Aside from the most obvious reasons, we have our phones because we need our fixes. Some people smile when they get a message or a text. Others laugh like their whole happiness depends on what they receive. Still others use their phone for entertainment. Games, movies and yes even ebooks. But honestly I would prefer a good old fashioned hard copy of a book with its touch and smell. Smelling a phone is not fun at all. 

The power of a phone is not so obvious but it is potent. Try this. When you are talking with someone keep your phone close. It does not matter if it is turned upside down. The message is clear. Then try the other way, when you are talking with someone, hide your phone. A small gesture of not showing your phone is highly symbolic. Keeping the phone close is saying I am here but I am also with my phone. But if I keep my phone I am telling you, I am all yours.

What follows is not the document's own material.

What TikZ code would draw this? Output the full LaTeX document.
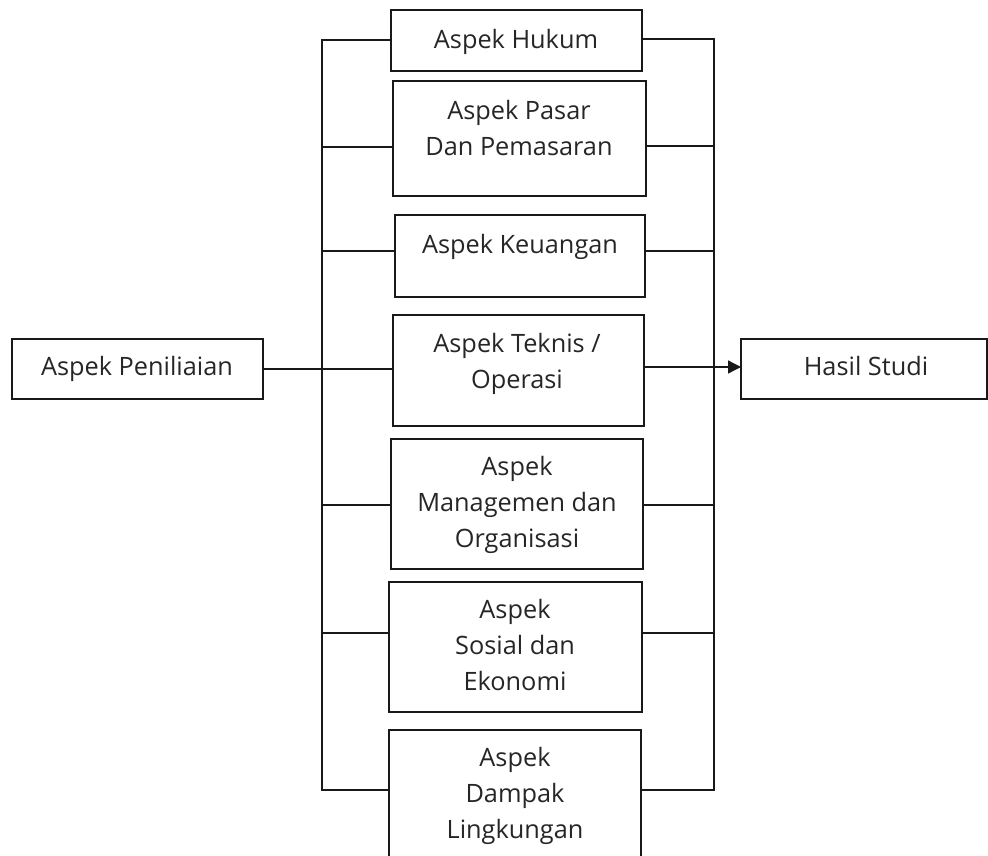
\documentclass[tikz,border=0pt]{standalone}
\usepackage{fontspec}
\setmainfont{Open Sans}
\usetikzlibrary{arrows.meta}
\begin{document}
\begin{tikzpicture}[x=1pt,y=1pt,
  box/.style={draw=black!90, line width=1.3pt, inner sep=0pt, outer sep=0pt, anchor=north west, rectangle},
  lbl/.style={anchor=base, align=center, inner sep=0pt, font=\fontsize{25.3}{36}\selectfont, text=black!85},
  conn/.style={draw=black!90, line width=1.3pt}]
\clip (0,0) rectangle (988,-855);
\fill[white] (0,0) rectangle (988,-855);
% boxes
\node[box, minimum width=251pt, minimum height=61pt] (b1) at (391,-10) {};
\node[box, minimum width=253pt, minimum height=115pt] (b2) at (393,-81) {};
\node[box, minimum width=250pt, minimum height=82pt] (b3) at (395,-215) {};
\node[box, minimum width=251pt, minimum height=111pt] (b4) at (393,-315) {};
\node[box, minimum width=252pt, minimum height=130pt] (b5) at (391,-439) {};
\node[box, minimum width=253pt, minimum height=130pt] (b6) at (389,-582) {};
\node[box, minimum width=252pt, minimum height=150pt] (b7) at (389,-730) {};
\node[box, minimum width=251pt, minimum height=60pt] (pen) at (12,-339) {};
\node[box, minimum width=246pt, minimum height=60pt] (hasil) at (741,-339) {};
% labels (anchor base = baseline of last line)
\node[lbl] (t1) at (516,-48) {Aspek Hukum};
\node[lbl] (t2) at (519,-155) {Aspek Pasar\\Dan Pemasaran};
\node[lbl] (t3) at (520,-253) {Aspek Keuangan};
\node[lbl] (t4) at (517,-388) {Aspek Teknis /\\Operasi};
\node[lbl] (t5) at (517,-547) {Aspek\\Managemen dan\\Organisasi};
\node[lbl] (t6) at (515,-690) {Aspek\\Sosial dan\\Ekonomi};
\node[lbl] (t7) at (515,-838) {Aspek\\Dampak\\Lingkungan};
\node[lbl] (tp) at (137,-375) {Aspek Peniliaian};
\node[lbl] (th) at (866,-375) {Hasil Studi};
% bus coordinates
\coordinate (L1) at (322,-40);
\coordinate (L2) at (322,-147);
\coordinate (L3) at (322,-251);
\coordinate (L5) at (322,-505);
\coordinate (L6) at (322,-633);
\coordinate (L7) at (322,-790);
\coordinate (R1) at (714,-39);
\coordinate (R2) at (714,-146);
\coordinate (R3) at (714,-251);
\coordinate (R5) at (714,-505);
\coordinate (R6) at (714,-633);
\coordinate (R7) at (714,-790);
\coordinate (P) at (263,-369);
\coordinate (Q) at (644,-367);
% buses
\draw[conn, line cap=rect] (L1) -- (L7);
\draw[conn, line cap=rect] (R1) -- (R7);
% branches
\foreach \i in {1,2,3,5,6,7} {
  \draw[conn] (L\i) -- (L\i -| b\i.west);
  \draw[conn] (R\i) -- (R\i -| b\i.east);
}
% main line
\draw[conn] (P -| pen.east) -- (P -| b4.west);
\draw[conn, -{Triangle[length=13pt,width=13pt]}] (Q -| b4.east) -- (Q -| hasil.west);
\end{tikzpicture}
\end{document}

You are the only one that matters now.

We seem to have all lost a sense of importance. When families gather to eat, when friends get together, when meetings happen, the most common and obvious gesture is the whipping out of the phone. There was a picture on social media recently  that looked disturbing. Thousands of people were waiting for the New Year fireworks and all of them had their phones focused on the place where the pyrotechnics would take place. We have lost the grace of the moment and replaced it with the transitory video of some thing. We have sacrificed the gift of the present and exchanged it with permanence of the transitory.

Look at the insanity when a new phone is introduced. People line up, people squander savings all for the vanity of saying I got one. I rarely change phones and when I do it is because I have used every bit of it. I really do not need all the other accessories. 

Life is supposed to be simple. Not disturbed, or clunky. Or missed.